In Part 1 of the review I re-visited the predictions I made at the start of 2012 and considered how they became real or not over the course of the year. This included cloud computing, Big Data (mandatory capitalization!), GPU, MIC, and ARM - and software innovation. You can find Part 1 here: http://www.hpcnotes.com/2012/12/a-review-of-2012-in-supercomputing-part.html.
Part 2 of the review looks at the themes and events that emerged during the year. As in Part 1, this is all thoroughly biased, of course, towards things that interested me throughout the year.

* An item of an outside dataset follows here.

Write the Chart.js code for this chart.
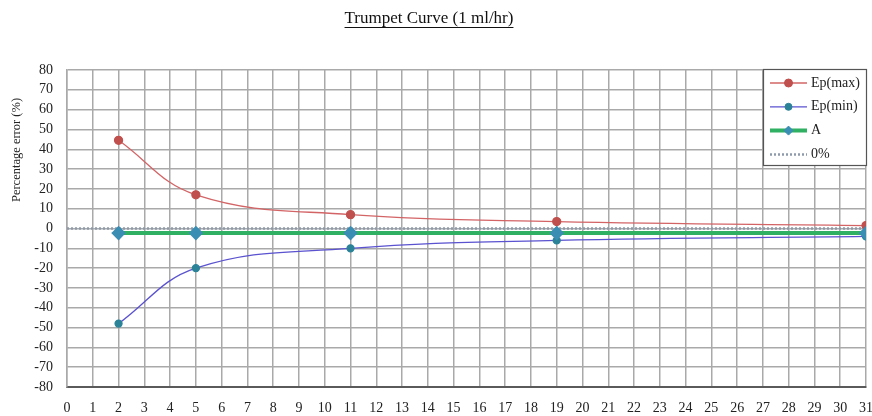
<!DOCTYPE html>
<html>
<head>
<meta charset="utf-8">
<title>Trumpet Curve (1 ml/hr)</title>
<script src="https://cdn.jsdelivr.net/npm/chart.js@4.4.1/dist/chart.umd.min.js"></script>
<style>
  html, body { margin: 0; padding: 0; background: #ffffff; }
  #wrap { width: 872px; height: 416px; position: relative; }
</style>
</head>
<body>
<div id="wrap"><canvas id="chart" width="872" height="416"></canvas></div>
<script>
// Observation windows (x) and percentage errors
const windows   = [2, 5, 11, 19, 31];
const epMax     = [44.5, 17, 7, 3.5, 1.5];
const epMin     = [-48, -20, -10, -6, -4];
const meanError = [-2.3, -2.3, -2.3, -2.3, -2.3];
const zeroX     = [0, 31];
const zeroY     = [0, 0];

// Axis tick labels
const xTickValues = [0, 1, 2, 3, 4, 5, 6, 7, 8, 9, 10, 11, 12, 13, 14, 15, 16, 17, 18, 19, 20, 21, 22, 23, 24, 25, 26, 27, 28, 29, 30, 31];
const yTickValues = [-80, -70, -60, -50, -40, -30, -20, -10, 0, 10, 20, 30, 40, 50, 60, 70, 80];

const chartTitle = 'Trumpet Curve (1 ml/hr)';
const yAxisTitle = 'Percentage error (%)';

const SERIF = '"Liberation Serif", "Times New Roman", serif';
const GRID = '#a9a9a9';

const toPoints = (xs, ys) => xs.map((x, i) => ({ x: x, y: ys[i] }));

// Underlined chart title and rotated y-axis caption
const captions = {
  id: 'captions',
  afterDraw(chart) {
    const ctx = chart.ctx;
    ctx.save();
    ctx.fillStyle = '#111';
    ctx.strokeStyle = '#111';
    ctx.font = '17px ' + SERIF;
    ctx.textAlign = 'center';
    ctx.textBaseline = 'middle';
    const tx = 429, ty = 19;
    ctx.fillText(chartTitle, tx, ty);
    const w = ctx.measureText(chartTitle).width;
    ctx.lineWidth = 1;
    ctx.beginPath();
    ctx.moveTo(tx - w / 2, ty + 8.5);
    ctx.lineTo(tx + w / 2, ty + 8.5);
    ctx.stroke();

    ctx.translate(17, 150);
    ctx.rotate(-Math.PI / 2);
    ctx.font = '12.5px ' + SERIF;
    ctx.fillStyle = '#222';
    ctx.fillText(yAxisTitle, 0, 0);
    ctx.restore();
  }
};

// Boxed legend in the top-right corner of the plot
const boxLegend = {
  id: 'boxLegend',
  afterDraw(chart) {
    const ctx = chart.ctx;
    const area = chart.chartArea;
    const right = area.right + 1, top = area.top - 1;
    const left = right - 104, bottom = top + 97;
    ctx.save();
    ctx.fillStyle = '#ffffff';
    ctx.fillRect(left, top, right - left, bottom - top);
    ctx.strokeStyle = '#555';
    ctx.lineWidth = 1.2;
    ctx.strokeRect(left + 0.5, top + 0.5, right - left - 1, bottom - top - 1);

    const rowY0 = top + 14, rowStep = 23.8;
    chart.data.datasets.forEach((ds, i) => {
      const y = rowY0 + i * rowStep;
      const x0 = left + 7, x1 = left + 44, xm = (x0 + x1) / 2;
      ctx.save();
      ctx.strokeStyle = ds.borderColor;
      ctx.lineWidth = ds.borderWidth;
      ctx.setLineDash(ds.borderDash || []);
      ctx.beginPath();
      ctx.moveTo(x0, y);
      ctx.lineTo(x1, y);
      ctx.stroke();
      ctx.restore();
      if (ds.pointRadius > 0) {
        ctx.fillStyle = ds.pointBackgroundColor;
        ctx.strokeStyle = ds.pointBorderColor;
        ctx.lineWidth = 1;
        ctx.beginPath();
        if (ds.pointStyle === 'rectRot') {
          const r = ds.pointRadius;
          ctx.moveTo(xm, y - r); ctx.lineTo(xm + r, y); ctx.lineTo(xm, y + r); ctx.lineTo(xm - r, y); ctx.closePath();
        } else {
          ctx.arc(xm, y, ds.pointRadius, 0, Math.PI * 2);
        }
        ctx.fill();
        ctx.stroke();
      }
      ctx.fillStyle = '#222';
      ctx.font = '14px ' + SERIF;
      ctx.textAlign = 'left';
      ctx.textBaseline = 'middle';
      ctx.fillText(ds.label, x1 + 4, y);
    });
    ctx.restore();
  }
};

new Chart(document.getElementById('chart'), {
  type: 'line',
  data: {
    datasets: [
      {
        label: 'Ep(max)',
        data: toPoints(windows, epMax),
        borderColor: '#d36466',
        borderWidth: 1.3,
        pointStyle: 'circle',
        pointRadius: 4,
        pointBackgroundColor: '#c0504d',
        pointBorderColor: '#c0504d',
        tension: 0.4,
        order: 2
      },
      {
        label: 'Ep(min)',
        data: toPoints(windows, epMin),
        borderColor: '#5a52cf',
        borderWidth: 1.3,
        pointStyle: 'circle',
        pointRadius: 3.5,
        pointBackgroundColor: '#2b8398',
        pointBorderColor: '#2b8398',
        tension: 0.4,
        order: 3
      },
      {
        label: 'A',
        data: toPoints(windows, meanError),
        borderColor: '#2fb062',
        borderWidth: 4,
        pointStyle: 'rectRot',
        pointRadius: 4.5,
        pointBackgroundColor: '#3a8db3',
        pointBorderColor: '#3a8db3',
        tension: 0,
        order: 1
      },
      {
        label: '0%',
        data: toPoints(zeroX, zeroY),
        borderColor: '#8e9aac',
        borderWidth: 2.5,
        borderDash: [2, 2],
        pointRadius: 0,
        tension: 0,
        order: 4
      }
    ]
  },
  options: {
    responsive: false,
    animation: false,
    events: [],
    layout: { autoPadding: false, padding: { left: 0, right: 6, top: 70, bottom: 0 } },
    plugins: {
      legend: { display: false },
      tooltip: { enabled: false },
      title: { display: false }
    },
    scales: {
      x: {
        type: 'linear',
        min: 0,
        max: 31,
        afterBuildTicks: (s) => { s.ticks = xTickValues.map(v => ({ value: v })); },
        afterFit: (s) => { s.height = 29; s.paddingLeft = 0; s.paddingRight = 0; },
        grid: { color: GRID, lineWidth: 1.5, drawTicks: false },
        border: { color: '#5a5a5a', width: 2 },
        ticks: {
          padding: 13,
          autoSkip: false,
          maxRotation: 0,
          color: '#222',
          font: { family: SERIF, size: 14 }
        }
      },
      y: {
        type: 'linear',
        min: -80,
        max: 80,
        afterBuildTicks: (s) => { s.ticks = yTickValues.map(v => ({ value: v })); },
        afterFit: (s) => { s.width = 67; s.paddingTop = 0; s.paddingBottom = 0; },
        grid: { color: GRID, lineWidth: 1.5, drawTicks: false },
        border: { color: GRID, width: 1.5 },
        ticks: {
          padding: 14,
          color: '#222',
          font: { family: SERIF, size: 14 }
        }
      }
    }
  },
  plugins: [captions, boxLegend]
});
</script>
</body>
</html>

The themes that stick out in my mind from HPC/supercomputing in 2012 are:
- The exascale race stalls
- Petaflops become "ordinary"
- HPC seeks to engage a broader user community
- Assault on the Top500
The exascale race stalls
The global race towards exascale supercomputing has been a feature of the last few years. I chipped in myself at the start of 2012 with a debate on the "co-design" mantra.
Confidently tracking the Top500 trend lines, the HPC community had pinned 2018 as the inevitable arrival date of the first supercomputer with a peak performance in excess of 1 exaflops. [Note the limiting definition of the target - loosely coupled computing complexes with aggregate capacity greater than exascale will probably turn up before the HPC machines - and peak performance in FLOPS is the metric here - not application performance or any assumptions of balanced systems.]

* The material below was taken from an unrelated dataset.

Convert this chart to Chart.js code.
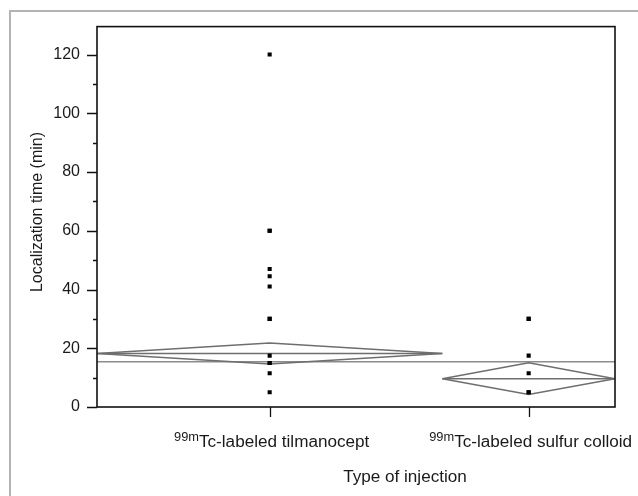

Some more cautious folk hedged a delay into their arrival dates and talked about 2020. However, it became apparent throughout 2012 that the US government did not have the appetite (or political support) to commit to being the first to deploy an exascale supercomputer. Other regions of the world have - like the USA government - stated their ambitions to be among the leaders in exascale computing. But no government has yet stood up and committed to a timetable nor to being the first to get there. Critically, neither has anyone committed the required R&D funding needed now to develop the technologies [hardware and software] that will make exascale supercomputing viable.
The consensus at the end of 2012 seems to be towards a date of 2022 for the first exascale supercomputer - and there is no real consensus on which country will win the race to have the first exascale computer.
Perhaps we need to re-visit our communication of the benefits of more powerful supercomputers to the wider economy and society (what is the point of supercomputers?). Communicating the value to society and describing the long term investment requirements is always a fundamental need of any specialist technology but it becomes crucially essential during the testing fiscal conditions (and thus political pressures) that governments face right now.